Tuesday, May 02, 2006

When ideology met reality: the Catholic Church on condoms and AIDS

Catholic Online has a sensitive and thoughtful piece on the Catholic Church's position on condom use and the AIDS epidemic in Africa. It is striking that Catholics who live or work in countries with a high AIDS mortality rate seem to be more likely to try to reconcile condom use with Christ's teachings, while those far removed from the horrors (often comfortably tucked away in Europe or America) are more comfortable with a principled stand on the absolute unacceptability of using prophylactics. Conclusion of the piece, written by Dr. Marcella Alsan (a physician in the Hiatt Global Health Equity Residency at Brigham and Women’s Hospital in Boston) is worth quoting in full:

If men did not stray, if women had rights, if AIDS did not kill, perhaps the church’s strict ban on condom use would be morally defensible. But none of these conditions applies in Africa today. As a consequence, the cost of the church’s inflexibility may mean not only untold human suffering, but the loss of millions of innocent lives.

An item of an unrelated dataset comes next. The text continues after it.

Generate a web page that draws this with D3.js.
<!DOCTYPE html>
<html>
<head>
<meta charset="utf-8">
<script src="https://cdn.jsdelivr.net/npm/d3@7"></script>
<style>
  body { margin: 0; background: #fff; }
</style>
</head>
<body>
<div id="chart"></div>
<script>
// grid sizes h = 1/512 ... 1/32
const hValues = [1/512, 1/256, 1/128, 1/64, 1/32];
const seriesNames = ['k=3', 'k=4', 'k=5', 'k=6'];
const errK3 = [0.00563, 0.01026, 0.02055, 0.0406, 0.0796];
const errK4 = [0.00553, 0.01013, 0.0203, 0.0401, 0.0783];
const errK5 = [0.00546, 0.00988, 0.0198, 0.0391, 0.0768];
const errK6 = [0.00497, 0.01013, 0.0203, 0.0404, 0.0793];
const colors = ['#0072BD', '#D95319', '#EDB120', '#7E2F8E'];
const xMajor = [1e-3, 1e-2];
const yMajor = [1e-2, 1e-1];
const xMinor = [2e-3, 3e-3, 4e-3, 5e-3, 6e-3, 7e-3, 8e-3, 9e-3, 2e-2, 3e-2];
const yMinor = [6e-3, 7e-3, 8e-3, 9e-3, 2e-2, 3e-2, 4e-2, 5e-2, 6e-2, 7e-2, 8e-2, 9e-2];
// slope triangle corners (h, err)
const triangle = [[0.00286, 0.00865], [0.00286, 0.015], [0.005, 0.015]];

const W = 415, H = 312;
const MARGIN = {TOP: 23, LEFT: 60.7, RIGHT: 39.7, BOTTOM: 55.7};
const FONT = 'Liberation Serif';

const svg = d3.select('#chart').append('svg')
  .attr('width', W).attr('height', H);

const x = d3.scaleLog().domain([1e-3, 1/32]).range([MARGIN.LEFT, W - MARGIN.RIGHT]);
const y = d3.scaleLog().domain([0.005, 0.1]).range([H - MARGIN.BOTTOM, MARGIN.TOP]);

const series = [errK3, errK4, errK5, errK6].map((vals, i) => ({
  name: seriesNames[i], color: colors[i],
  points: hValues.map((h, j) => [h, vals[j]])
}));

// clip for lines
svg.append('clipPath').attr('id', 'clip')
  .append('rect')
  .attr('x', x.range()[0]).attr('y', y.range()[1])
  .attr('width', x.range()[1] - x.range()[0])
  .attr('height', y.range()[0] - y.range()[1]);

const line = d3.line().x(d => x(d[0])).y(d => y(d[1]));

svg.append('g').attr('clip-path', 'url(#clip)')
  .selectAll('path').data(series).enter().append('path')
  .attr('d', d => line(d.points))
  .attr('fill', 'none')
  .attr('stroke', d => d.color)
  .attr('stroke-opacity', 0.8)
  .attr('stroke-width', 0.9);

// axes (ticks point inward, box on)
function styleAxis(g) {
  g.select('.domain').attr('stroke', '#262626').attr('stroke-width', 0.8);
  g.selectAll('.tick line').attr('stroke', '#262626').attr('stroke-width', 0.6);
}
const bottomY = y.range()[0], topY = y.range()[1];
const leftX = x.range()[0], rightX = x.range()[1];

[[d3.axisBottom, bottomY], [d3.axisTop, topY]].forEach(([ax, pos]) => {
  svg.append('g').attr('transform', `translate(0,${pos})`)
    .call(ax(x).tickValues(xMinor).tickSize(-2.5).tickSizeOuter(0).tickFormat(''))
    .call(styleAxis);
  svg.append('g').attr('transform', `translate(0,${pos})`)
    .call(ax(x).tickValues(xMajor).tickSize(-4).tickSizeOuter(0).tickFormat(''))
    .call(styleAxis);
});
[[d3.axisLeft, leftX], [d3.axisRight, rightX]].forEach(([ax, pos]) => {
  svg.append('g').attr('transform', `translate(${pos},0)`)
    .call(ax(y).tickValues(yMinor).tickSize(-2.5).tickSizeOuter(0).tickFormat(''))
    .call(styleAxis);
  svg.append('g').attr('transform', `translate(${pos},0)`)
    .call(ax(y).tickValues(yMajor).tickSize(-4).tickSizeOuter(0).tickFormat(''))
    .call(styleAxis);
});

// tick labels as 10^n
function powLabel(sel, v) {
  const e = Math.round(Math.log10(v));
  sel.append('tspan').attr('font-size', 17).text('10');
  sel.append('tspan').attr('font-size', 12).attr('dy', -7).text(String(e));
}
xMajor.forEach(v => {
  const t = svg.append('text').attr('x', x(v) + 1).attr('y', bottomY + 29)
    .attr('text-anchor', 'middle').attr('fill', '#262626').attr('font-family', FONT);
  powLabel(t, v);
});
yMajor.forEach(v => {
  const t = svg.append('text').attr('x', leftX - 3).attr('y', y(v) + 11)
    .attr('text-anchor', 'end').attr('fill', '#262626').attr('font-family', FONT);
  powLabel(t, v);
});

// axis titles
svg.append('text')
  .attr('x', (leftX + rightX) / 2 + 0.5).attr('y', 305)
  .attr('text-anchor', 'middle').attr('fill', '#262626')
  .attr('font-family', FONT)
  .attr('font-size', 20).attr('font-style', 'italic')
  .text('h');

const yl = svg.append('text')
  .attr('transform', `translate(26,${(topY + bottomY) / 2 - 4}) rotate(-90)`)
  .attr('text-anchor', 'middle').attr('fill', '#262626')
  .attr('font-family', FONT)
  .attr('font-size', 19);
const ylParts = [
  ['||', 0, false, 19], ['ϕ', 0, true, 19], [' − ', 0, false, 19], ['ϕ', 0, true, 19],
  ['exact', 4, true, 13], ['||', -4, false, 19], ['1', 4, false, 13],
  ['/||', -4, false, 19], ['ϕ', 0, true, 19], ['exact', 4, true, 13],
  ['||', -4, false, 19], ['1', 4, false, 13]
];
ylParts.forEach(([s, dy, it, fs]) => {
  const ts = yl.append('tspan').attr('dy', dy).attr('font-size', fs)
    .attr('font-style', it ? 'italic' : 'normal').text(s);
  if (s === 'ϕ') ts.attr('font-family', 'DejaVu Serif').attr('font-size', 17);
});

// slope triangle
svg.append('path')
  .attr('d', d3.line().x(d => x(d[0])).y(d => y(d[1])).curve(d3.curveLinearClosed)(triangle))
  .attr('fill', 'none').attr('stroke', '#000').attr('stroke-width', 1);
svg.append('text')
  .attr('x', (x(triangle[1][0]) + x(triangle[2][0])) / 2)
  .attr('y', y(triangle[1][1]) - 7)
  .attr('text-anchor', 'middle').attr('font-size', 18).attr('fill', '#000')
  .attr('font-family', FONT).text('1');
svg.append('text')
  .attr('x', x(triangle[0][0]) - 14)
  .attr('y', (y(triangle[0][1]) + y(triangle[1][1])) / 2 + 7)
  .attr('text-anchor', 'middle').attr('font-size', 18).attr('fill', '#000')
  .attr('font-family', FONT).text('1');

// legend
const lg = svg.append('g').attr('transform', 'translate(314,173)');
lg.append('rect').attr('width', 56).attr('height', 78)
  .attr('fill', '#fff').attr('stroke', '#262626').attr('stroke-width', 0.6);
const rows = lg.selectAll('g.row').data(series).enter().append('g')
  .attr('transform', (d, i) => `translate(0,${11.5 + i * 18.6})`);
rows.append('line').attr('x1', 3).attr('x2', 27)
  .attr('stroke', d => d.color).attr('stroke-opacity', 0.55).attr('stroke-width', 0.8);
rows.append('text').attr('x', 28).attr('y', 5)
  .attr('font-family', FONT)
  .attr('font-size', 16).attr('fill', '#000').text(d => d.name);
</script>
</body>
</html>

Perhaps there is also a general lesson to be drawn. The HIV epidemic not just fail to obey traditional Catholic teaching: it does not obey anybody's cherished ideology. It does not obey liberal sexual ideology, and its reluctance to embrace partner reduction and fidelity, either. Contrary to the views of earlier moralizers, HIV turned out not to be the monopoly of sinners in the form of gay men and injection drug users. Contrary to those opposed to male circumcision in principle, the circumcision may well have a protective effect against HIV such that it could be unethical not use it in the fight against HIV/AIDS. Contrary to those who think traditional healers are 'backwards' and part of the problem of HIV transmission, they may well turn out to part of the solution. And contrary to those who think the right approach to the epidemic must exclusively be secular and medical, faith-based approaches to HIV/AIDS education can sometimes make a difference where it counts: reduction in new infections.

The epidemic has killed millions of persons and left scores of dead ideological positions in its wake. The Catholic position on condom use just may be the next.